• [Provided material]
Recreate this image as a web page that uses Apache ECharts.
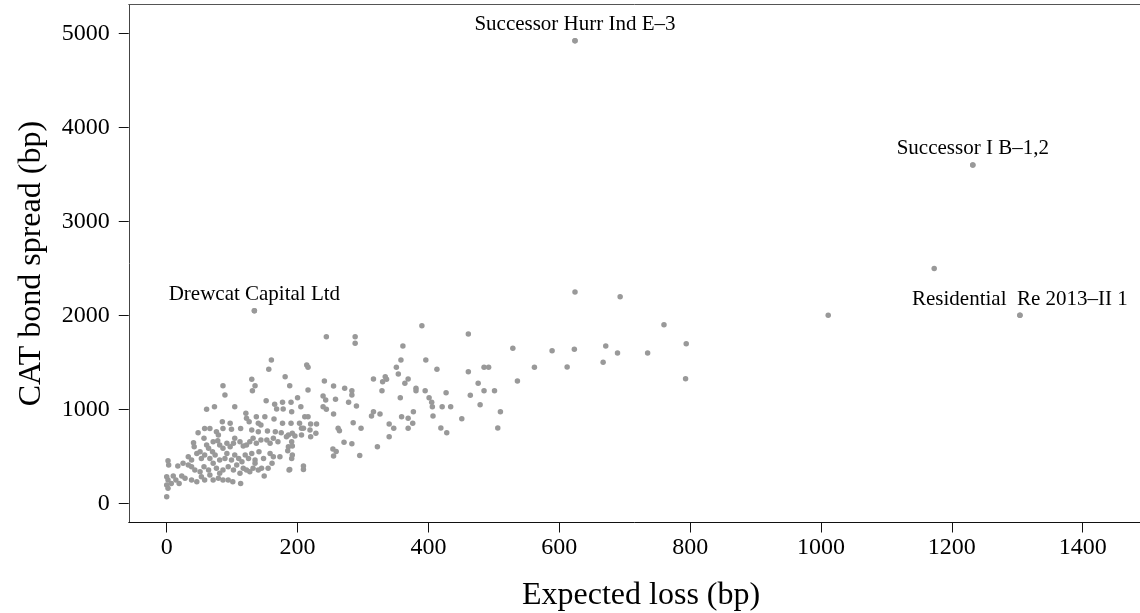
<!DOCTYPE html>
<html>
<head>
<meta charset="utf-8">
<script src="https://cdn.jsdelivr.net/npm/echarts@6/dist/echarts.min.js"></script>
<style>
html,body{margin:0;padding:0;background:#fff;}
#chart{width:1140px;height:613px;}
</style>
</head>
<body>
<div id="chart"></div>
<script>
// Expected loss (bp) and CAT bond spread (bp) for each bond
const expectedLoss = [
  134,160,156,181,130,
  135,86,188,131,89,152,177,190,165,104,73,61,168,178,191,121,122,137,150,164,85,97,140,144,177,190,126,
  48,58,66,76,79,86,99,113,130,140,154,166,175,186,
  41,42,57,61,64,71,78,81,86,92,97,102,104,112,117,122,127,132,137,144,153,158,163,170,183,191,186,
  33,38,46,51,53,58,66,70,74,81,89,92,99,104,110,115,120,125,130,135,141,148,158,163,173,185,192,
  2,3,17,25,33,38,43,51,57,64,71,76,81,86,94,102,107,112,117,122,127,132,135,140,145,155,161,187,
  0,2,10,14,19,23,28,38,46,53,58,66,71,79,86,94,101,113,149,
  0,2,7,0,
  390,244,288,288,361,358,396,214,216,351,354,316,334,336,330,369,364,241,255,272,283,381,381,395,329,216,239,243,258,283,200,357,401,278,290,239,244,205,211,216,255,316,326,313,377,359,369,203,220,229,206,209,192,196,206,219,220,228,262,264,285,297,340,347,340,369,376,192,271,283,254,259,255,295,322,
  191,188,209,209,
  461,529,589,413,461,485,492,562,476,536,427,485,501,464,405,406,421,434,479,407,451,510,419,428,506,
  624,693,760,794,623,671,689,735,667,612,793,
  1232,1173,1011,1304,624
];
const spread = [
  2049,1524,1426,1347,1319,
  1251,1251,1251,1198,1152,1092,1074,1074,1053,1028,1028,1000,1003,1003,975,957,904,922,922,897,868,851,851,833,851,851,868,
  751,797,797,762,727,797,787,797,780,762,769,762,751,727,
  645,602,691,620,585,656,666,620,585,638,602,638,691,656,610,620,656,691,638,673,673,638,691,656,709,656,602,
  496,461,531,549,478,514,478,549,514,461,478,531,461,514,478,443,514,478,531,461,549,478,531,496,496,560,514,
  453,407,397,425,407,390,354,336,390,354,425,372,319,354,390,354,407,319,372,354,336,372,425,354,372,372,425,354,
  283,248,290,248,212,290,266,248,230,283,248,301,248,266,248,248,230,212,290,
  195,159,212,70,
  1890,1773,1773,1702,1673,1525,1525,1471,1447,1447,1376,1322,1347,1319,1294,1322,1276,1301,1248,1223,1198,1223,1198,1198,1198,1205,1142,1099,1106,1152,1124,1124,1124,1074,1035,1028,1000,1028,922,922,950,975,950,929,975,922,904,851,844,844,798,798,745,716,727,780,709,745,798,773,858,798,844,798,709,798,851,610,649,635,578,550,503,510,603,
  478,361,397,361,
  1801,1649,1624,1425,1400,1447,1447,1447,1276,1301,1177,1198,1198,1149,1074,1028,1028,1028,1049,929,900,975,801,752,801,
  2248,2198,1900,1698,1638,1674,1599,1599,1500,1450,1326,
  3599,2499,2000,2000,4920
];
// Annotated bonds
const labelNames = ['Successor Hurr Ind E\u20133', 'Successor I B\u20131,2', 'Drewcat Capital Ltd', 'Residential  Re 2013\u2013II 1'];
const labelX = [624, 1232, 134, 1304];
const labelY = [4920, 3599, 2049, 2000];
const xTicks = [0, 200, 400, 600, 800, 1000, 1200, 1400];
const yTicks = [0, 1000, 2000, 3000, 4000, 5000];

const FONT = '"Liberation Serif", "DejaVu Serif", serif';
const chart = echarts.init(document.getElementById('chart'), null, {renderer: 'canvas'});
const pts = expectedLoss.map((x, i) => [x, spread[i]]);
const labPts = labelX.map((x, i) => ({value: [x, labelY[i]], name: labelNames[i]}));
const plain = v => String(v);

chart.setOption({
  animation: false,
  backgroundColor: '#fff',
  grid: {
    left: 128.75, top: 4.7, width: 1024.65, height: 517.8,
    outerBoundsMode: 'none', containLabel: false,
    show: false
  },
  xAxis: [{
    type: 'value', min: -58, max: 1508, position: 'bottom',
    axisLine: {show: true, onZero: false, lineStyle: {color: '#111', width: 1}},
    splitLine: {show: false},
    axisTick: {show: true, inside: false, customValues: xTicks, length: 10, lineStyle: {color: '#111', width: 1}},
    axisLabel: {customValues: xTicks, formatter: plain, fontSize: 24, fontFamily: FONT, color: '#000', margin: 13},
    name: 'Expected loss (bp)', nameLocation: 'middle', nameGap: 57,
    nameTextStyle: {fontSize: 32, fontFamily: FONT, color: '#000'}
  }, {
    type: 'value', min: -58, max: 1508, position: 'top',
    axisLine: {show: true, onZero: false, lineStyle: {color: '#555', width: 1}},
    splitLine: {show: false}, axisTick: {show: false}, axisLabel: {show: false}
  }],
  yAxis: {
    type: 'value', min: -204, max: 5304,
    axisLine: {show: true, onZero: false, lineStyle: {color: '#444', width: 1}},
    splitLine: {show: false},
    axisTick: {show: true, inside: false, customValues: yTicks, length: 10, lineStyle: {color: '#111', width: 1}},
    axisLabel: {customValues: yTicks, formatter: plain, fontSize: 24, fontFamily: FONT, color: '#000', margin: 19},
    name: 'CAT bond spread (bp)', nameLocation: 'middle', nameGap: 81,
    nameTextStyle: {fontSize: 32, fontFamily: FONT, color: '#000'}
  },
  series: [
    {
      type: 'scatter', data: pts, symbolSize: 5.5,
      itemStyle: {color: '#999999', opacity: 1}
    },
    {
      type: 'scatter', data: labPts, symbolSize: 5.5,
      itemStyle: {color: '#999999', opacity: 1},
      label: {
        show: true, position: 'top', distance: 3,
        formatter: p => p.name,
        fontSize: 21, fontFamily: FONT, color: '#000', lineHeight: 21
      }
    }
  ]
});
</script>
</body>
</html>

• [What is required] From the data above, write out everything exactly except the pictures.

• [Reply to the exercise]
Recreate this image as a web page that uses Apache ECharts.
<!DOCTYPE html>
<html>
<head>
<meta charset="utf-8">
<script src="https://cdn.jsdelivr.net/npm/echarts@6/dist/echarts.min.js"></script>
<style>
html,body{margin:0;padding:0;background:#fff;}
#chart{width:1140px;height:613px;}
</style>
</head>
<body>
<div id="chart"></div>
<script>
// Expected loss (bp) and CAT bond spread (bp) for each bond
const expectedLoss = [
  134,160,156,181,130,
  135,86,188,131,89,152,177,190,165,104,73,61,168,178,191,121,122,137,150,164,85,97,140,144,177,190,126,
  48,58,66,76,79,86,99,113,130,140,154,166,175,186,
  41,42,57,61,64,71,78,81,86,92,97,102,104,112,117,122,127,132,137,144,153,158,163,170,183,191,186,
  33,38,46,51,53,58,66,70,74,81,89,92,99,104,110,115,120,125,130,135,141,148,158,163,173,185,192,
  2,3,17,25,33,38,43,51,57,64,71,76,81,86,94,102,107,112,117,122,127,132,135,140,145,155,161,187,
  0,2,10,14,19,23,28,38,46,53,58,66,71,79,86,94,101,113,149,
  0,2,7,0,
  390,244,288,288,361,358,396,214,216,351,354,316,334,336,330,369,364,241,255,272,283,381,381,395,329,216,239,243,258,283,200,357,401,278,290,239,244,205,211,216,255,316,326,313,377,359,369,203,220,229,206,209,192,196,206,219,220,228,262,264,285,297,340,347,340,369,376,192,271,283,254,259,255,295,322,
  191,188,209,209,
  461,529,589,413,461,485,492,562,476,536,427,485,501,464,405,406,421,434,479,407,451,510,419,428,506,
  624,693,760,794,623,671,689,735,667,612,793,
  1232,1173,1011,1304,624
];
const spread = [
  2049,1524,1426,1347,1319,
  1251,1251,1251,1198,1152,1092,1074,1074,1053,1028,1028,1000,1003,1003,975,957,904,922,922,897,868,851,851,833,851,851,868,
  751,797,797,762,727,797,787,797,780,762,769,762,751,727,
  645,602,691,620,585,656,666,620,585,638,602,638,691,656,610,620,656,691,638,673,673,638,691,656,709,656,602,
  496,461,531,549,478,514,478,549,514,461,478,531,461,514,478,443,514,478,531,461,549,478,531,496,496,560,514,
  453,407,397,425,407,390,354,336,390,354,425,372,319,354,390,354,407,319,372,354,336,372,425,354,372,372,425,354,
  283,248,290,248,212,290,266,248,230,283,248,301,248,266,248,248,230,212,290,
  195,159,212,70,
  1890,1773,1773,1702,1673,1525,1525,1471,1447,1447,1376,1322,1347,1319,1294,1322,1276,1301,1248,1223,1198,1223,1198,1198,1198,1205,1142,1099,1106,1152,1124,1124,1124,1074,1035,1028,1000,1028,922,922,950,975,950,929,975,922,904,851,844,844,798,798,745,716,727,780,709,745,798,773,858,798,844,798,709,798,851,610,649,635,578,550,503,510,603,
  478,361,397,361,
  1801,1649,1624,1425,1400,1447,1447,1447,1276,1301,1177,1198,1198,1149,1074,1028,1028,1028,1049,929,900,975,801,752,801,
  2248,2198,1900,1698,1638,1674,1599,1599,1500,1450,1326,
  3599,2499,2000,2000,4920
];
// Annotated bonds
const labelNames = ['Successor Hurr Ind E\u20133', 'Successor I B\u20131,2', 'Drewcat Capital Ltd', 'Residential  Re 2013\u2013II 1'];
const labelX = [624, 1232, 134, 1304];
const labelY = [4920, 3599, 2049, 2000];
const xTicks = [0, 200, 400, 600, 800, 1000, 1200, 1400];
const yTicks = [0, 1000, 2000, 3000, 4000, 5000];

const FONT = '"Liberation Serif", "DejaVu Serif", serif';
const chart = echarts.init(document.getElementById('chart'), null, {renderer: 'canvas'});
const pts = expectedLoss.map((x, i) => [x, spread[i]]);
const labPts = labelX.map((x, i) => ({value: [x, labelY[i]], name: labelNames[i]}));
const plain = v => String(v);

chart.setOption({
  animation: false,
  backgroundColor: '#fff',
  grid: {
    left: 128.75, top: 4.7, width: 1024.65, height: 517.8,
    outerBoundsMode: 'none', containLabel: false,
    show: false
  },
  xAxis: [{
    type: 'value', min: -58, max: 1508, position: 'bottom',
    axisLine: {show: true, onZero: false, lineStyle: {color: '#111', width: 1}},
    splitLine: {show: false},
    axisTick: {show: true, inside: false, customValues: xTicks, length: 10, lineStyle: {color: '#111', width: 1}},
    axisLabel: {customValues: xTicks, formatter: plain, fontSize: 24, fontFamily: FONT, color: '#000', margin: 13},
    name: 'Expected loss (bp)', nameLocation: 'middle', nameGap: 57,
    nameTextStyle: {fontSize: 32, fontFamily: FONT, color: '#000'}
  }, {
    type: 'value', min: -58, max: 1508, position: 'top',
    axisLine: {show: true, onZero: false, lineStyle: {color: '#555', width: 1}},
    splitLine: {show: false}, axisTick: {show: false}, axisLabel: {show: false}
  }],
  yAxis: {
    type: 'value', min: -204, max: 5304,
    axisLine: {show: true, onZero: false, lineStyle: {color: '#444', width: 1}},
    splitLine: {show: false},
    axisTick: {show: true, inside: false, customValues: yTicks, length: 10, lineStyle: {color: '#111', width: 1}},
    axisLabel: {customValues: yTicks, formatter: plain, fontSize: 24, fontFamily: FONT, color: '#000', margin: 19},
    name: 'CAT bond spread (bp)', nameLocation: 'middle', nameGap: 81,
    nameTextStyle: {fontSize: 32, fontFamily: FONT, color: '#000'}
  },
  series: [
    {
      type: 'scatter', data: pts, symbolSize: 5.5,
      itemStyle: {color: '#999999', opacity: 1}
    },
    {
      type: 'scatter', data: labPts, symbolSize: 5.5,
      itemStyle: {color: '#999999', opacity: 1},
      label: {
        show: true, position: 'top', distance: 3,
        formatter: p => p.name,
        fontSize: 21, fontFamily: FONT, color: '#000', lineHeight: 21
      }
    }
  ]
});
</script>
</body>
</html>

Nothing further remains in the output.